According to the warning letter, FDA investigators observed damaged fruit on the conveyer line after the inspection and sorting, and the firm’s patulin test results indicated levels above 50 parts per billion (ppb). According to the FDA, “Any apples which are rotten, moldy, bruised or damaged should be trimmed or culled from production.”
“FDA recommends you perform a root cause analysis to determine the source of high patulin levels in your apple juice, and implement appropriate CCPs in your HACCP plan accordingly.”
Additional violations observed at Hood River Juice Company were:
- Apples were found stored outside for extended periods without atmospheric or temperature controls in open, wooden bins; Such storage conditions increase the probability of patulin formation, thus resulting in elevated levels of patulin in the finished product.
- Failure to monitor for the condition and cleanliness of food contact surfaces and the prevention of cross-contamination from insanitary objects; “Clumps of apple mash on mesh press bags after cleaning, prior to re-use,” and “Peeling paint with apparent black, mold-like growth on the ceiling above press bags.”
- The FDA noted the firm’s practice of blending batches of apple juice which their internal testing found contained patulin above 50 ppb with batches of apple juice with patulin less than 50 ppb, to lower the patulin levels in the finished blends; “the FDA considers the deliberate mixing of adulterated food with good food renders the finished product adulterated under the Federal Food, Drug, and Cosmetic Act, regardless of the final concentration of contaminant in the finished product.”
- Failure to monitor conditions and practices during processing with sufficient frequency to ensure conformance with current Good Manufacturing Practice regulations.
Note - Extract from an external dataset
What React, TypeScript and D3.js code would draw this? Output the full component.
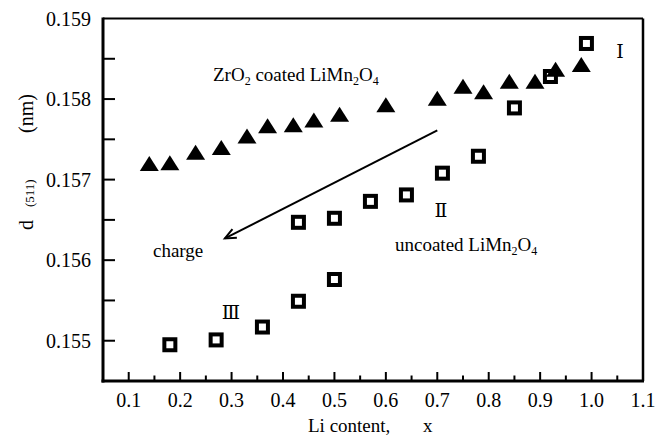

This included failure to monitor the condition and cleanliness of food contact surfaces, protection of food, food packaging material and food contact surfaces from adulertion.
“You should take prompt action to correct these violations and to establish procedures whereby such violations do not recur,” Miriam R. Burbach, FDA’s Seattle district director wrote. “These actions include, but are not limited to, an injunction.”
FDA asked Hood River Juice Company to respond within 15 days to the April 25 Warning Letter with specifics about how it plans to correct the deviations. “If you cannot complete all corrections before you respond, we expect that you will explain the reason for your delay and state when you will correct any remaining deviations.”
A copy of the warning letter was sent by FDA to the Oregon State Department of Agriculture’s Food Safety Program.